Senator Tangi’s resolution contends that social media platforms are un­dermining the younger generation, promoting values contrary to our re­ligious and cultural ethos. While acknowledging the need for scrutiny, an outright ban on major platforms such as Facebook, TikTok, Instagram, X, and YouTube is a draconian measure that threatens to sever Pakistan’s ties with the global digital community. In an era where the rest of the world is hurtling forward into a digital future, such proposals only serve to make Pakistan a global laughingstock. These ill-conceived ideas gain traction at a time when the IT and services sector is grappling with the spectre of a blanket ban on Virtual Private Networks (VPNs), raising fears of devastat­ing consequences for the country’s economy. Disruptions to businesses and potential setbacks to the government’s ambitious $15 billion export target for the IT and IT services sector should not be taken lightly.

Digital rights activist Nighat Dad rightly points out that such a blanket ban sets a dangerous precedent, trampling on fundamental rights with­out any accountability, thereby undermining Pakistan’s global stand­ing. The Pakistan Software Houses Association (P@SHA) highlights that a VPN ban could disrupt business operations and impede the govern­ment’s efforts to improve the ease of doing business.
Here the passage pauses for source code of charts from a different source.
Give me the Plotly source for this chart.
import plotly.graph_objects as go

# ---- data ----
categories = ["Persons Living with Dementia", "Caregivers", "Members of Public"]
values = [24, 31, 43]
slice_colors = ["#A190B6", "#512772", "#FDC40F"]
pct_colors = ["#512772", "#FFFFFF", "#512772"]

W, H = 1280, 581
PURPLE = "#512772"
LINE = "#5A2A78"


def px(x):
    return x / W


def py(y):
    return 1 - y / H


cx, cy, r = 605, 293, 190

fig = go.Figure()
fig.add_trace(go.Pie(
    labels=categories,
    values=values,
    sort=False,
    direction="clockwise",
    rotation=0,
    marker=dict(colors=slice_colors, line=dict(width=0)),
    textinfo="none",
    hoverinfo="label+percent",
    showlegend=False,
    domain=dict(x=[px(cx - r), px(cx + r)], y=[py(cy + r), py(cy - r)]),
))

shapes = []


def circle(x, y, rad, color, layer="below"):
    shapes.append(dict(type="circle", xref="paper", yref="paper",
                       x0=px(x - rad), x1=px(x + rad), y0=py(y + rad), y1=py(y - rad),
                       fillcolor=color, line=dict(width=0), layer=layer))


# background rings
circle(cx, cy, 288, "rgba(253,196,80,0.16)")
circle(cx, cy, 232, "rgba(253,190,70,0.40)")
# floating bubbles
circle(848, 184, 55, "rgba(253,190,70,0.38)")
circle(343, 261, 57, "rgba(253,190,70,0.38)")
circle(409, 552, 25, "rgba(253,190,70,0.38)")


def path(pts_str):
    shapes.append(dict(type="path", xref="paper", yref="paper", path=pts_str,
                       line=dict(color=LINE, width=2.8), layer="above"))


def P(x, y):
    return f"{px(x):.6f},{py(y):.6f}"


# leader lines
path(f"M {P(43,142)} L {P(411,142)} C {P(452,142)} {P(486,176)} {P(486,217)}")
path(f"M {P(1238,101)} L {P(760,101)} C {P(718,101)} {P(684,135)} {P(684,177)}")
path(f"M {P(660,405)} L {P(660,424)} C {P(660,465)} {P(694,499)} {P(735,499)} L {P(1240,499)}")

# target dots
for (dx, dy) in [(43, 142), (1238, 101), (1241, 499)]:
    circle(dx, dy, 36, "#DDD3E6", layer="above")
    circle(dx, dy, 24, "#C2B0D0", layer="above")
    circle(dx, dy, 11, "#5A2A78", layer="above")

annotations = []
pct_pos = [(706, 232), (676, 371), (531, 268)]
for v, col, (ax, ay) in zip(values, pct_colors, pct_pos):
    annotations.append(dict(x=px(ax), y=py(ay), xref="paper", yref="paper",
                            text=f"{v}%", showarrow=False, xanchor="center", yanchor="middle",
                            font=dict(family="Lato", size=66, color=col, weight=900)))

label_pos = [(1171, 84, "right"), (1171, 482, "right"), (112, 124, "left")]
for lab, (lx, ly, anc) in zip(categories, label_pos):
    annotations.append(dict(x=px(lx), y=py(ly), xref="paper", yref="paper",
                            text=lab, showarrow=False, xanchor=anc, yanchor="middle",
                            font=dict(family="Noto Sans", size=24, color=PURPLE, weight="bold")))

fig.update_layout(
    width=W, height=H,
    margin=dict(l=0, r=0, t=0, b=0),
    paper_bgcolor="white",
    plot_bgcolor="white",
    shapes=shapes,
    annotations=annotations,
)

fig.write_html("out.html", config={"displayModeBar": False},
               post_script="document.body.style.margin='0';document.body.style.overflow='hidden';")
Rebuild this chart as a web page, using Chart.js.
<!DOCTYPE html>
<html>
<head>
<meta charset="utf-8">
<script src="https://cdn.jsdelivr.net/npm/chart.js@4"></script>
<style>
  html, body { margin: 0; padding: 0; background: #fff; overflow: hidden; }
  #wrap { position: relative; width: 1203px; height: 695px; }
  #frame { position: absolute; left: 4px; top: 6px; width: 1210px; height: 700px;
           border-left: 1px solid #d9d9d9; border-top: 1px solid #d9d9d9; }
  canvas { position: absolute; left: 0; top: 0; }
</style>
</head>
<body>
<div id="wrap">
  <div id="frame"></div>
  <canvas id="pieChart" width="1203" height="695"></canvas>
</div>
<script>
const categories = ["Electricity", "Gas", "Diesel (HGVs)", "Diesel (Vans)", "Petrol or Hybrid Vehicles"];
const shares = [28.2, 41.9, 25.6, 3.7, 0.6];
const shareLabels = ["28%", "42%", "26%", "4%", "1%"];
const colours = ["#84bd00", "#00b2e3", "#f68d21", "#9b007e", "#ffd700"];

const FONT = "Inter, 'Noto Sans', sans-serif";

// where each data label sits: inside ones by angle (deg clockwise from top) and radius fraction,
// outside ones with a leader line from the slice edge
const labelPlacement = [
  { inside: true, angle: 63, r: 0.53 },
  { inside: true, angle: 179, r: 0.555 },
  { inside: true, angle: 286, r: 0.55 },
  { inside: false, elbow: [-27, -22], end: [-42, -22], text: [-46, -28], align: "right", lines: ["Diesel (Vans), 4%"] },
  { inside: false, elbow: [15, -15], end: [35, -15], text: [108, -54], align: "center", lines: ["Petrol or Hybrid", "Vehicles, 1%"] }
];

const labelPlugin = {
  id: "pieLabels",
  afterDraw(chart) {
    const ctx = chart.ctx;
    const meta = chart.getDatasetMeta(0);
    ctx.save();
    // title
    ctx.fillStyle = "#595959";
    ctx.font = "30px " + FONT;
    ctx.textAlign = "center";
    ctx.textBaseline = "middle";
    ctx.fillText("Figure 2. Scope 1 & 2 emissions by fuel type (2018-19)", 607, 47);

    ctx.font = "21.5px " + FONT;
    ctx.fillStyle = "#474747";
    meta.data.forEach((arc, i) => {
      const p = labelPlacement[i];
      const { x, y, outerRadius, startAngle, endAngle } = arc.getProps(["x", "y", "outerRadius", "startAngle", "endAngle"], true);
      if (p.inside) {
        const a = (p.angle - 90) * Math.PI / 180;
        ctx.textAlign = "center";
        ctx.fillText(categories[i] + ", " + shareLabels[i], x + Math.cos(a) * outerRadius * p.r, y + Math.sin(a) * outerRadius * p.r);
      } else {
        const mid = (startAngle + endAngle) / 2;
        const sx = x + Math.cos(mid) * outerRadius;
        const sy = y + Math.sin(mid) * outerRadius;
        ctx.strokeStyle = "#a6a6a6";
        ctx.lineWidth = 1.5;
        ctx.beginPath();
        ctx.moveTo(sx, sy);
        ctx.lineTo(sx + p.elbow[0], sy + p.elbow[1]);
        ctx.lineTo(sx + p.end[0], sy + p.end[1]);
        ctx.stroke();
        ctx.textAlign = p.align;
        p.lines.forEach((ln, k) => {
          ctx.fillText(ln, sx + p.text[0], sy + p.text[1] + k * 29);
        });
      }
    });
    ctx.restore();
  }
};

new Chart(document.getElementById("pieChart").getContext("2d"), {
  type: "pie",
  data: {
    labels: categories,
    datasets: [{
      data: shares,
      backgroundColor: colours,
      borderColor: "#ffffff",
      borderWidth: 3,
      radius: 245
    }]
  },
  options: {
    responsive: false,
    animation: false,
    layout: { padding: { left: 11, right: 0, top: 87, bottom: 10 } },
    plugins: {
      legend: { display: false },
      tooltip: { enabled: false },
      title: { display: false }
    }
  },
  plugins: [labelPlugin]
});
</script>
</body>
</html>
While acknowledging the legitimate concerns about the misuse of so­cial media, endorsing a wholesale ban is nothing short of advocating a return to the Stone Age in terms of information exchange and connectiv­ity. The solution lies in adopting a balanced approach—implementing regulations and safeguards to curb the negative impacts of social media while harnessing its potential for positive change and economic growth. The Pakistan Telecommunication Authority (PTA) should play a crucial role in ensuring the uninterrupted operation of internet services. PTA should work in tandem with industry stakeholders to strike a delicate balance between security and fostering a thriving digital environment.

While concerns about the adverse effects of social media are valid, an outright ban is an overreaction that Pakistan cannot afford. It is time to embrace the digital era with thoughtful regulation and strategic plan­ning, ensuring that our nation remains a dynamic participant in the global digital landscape.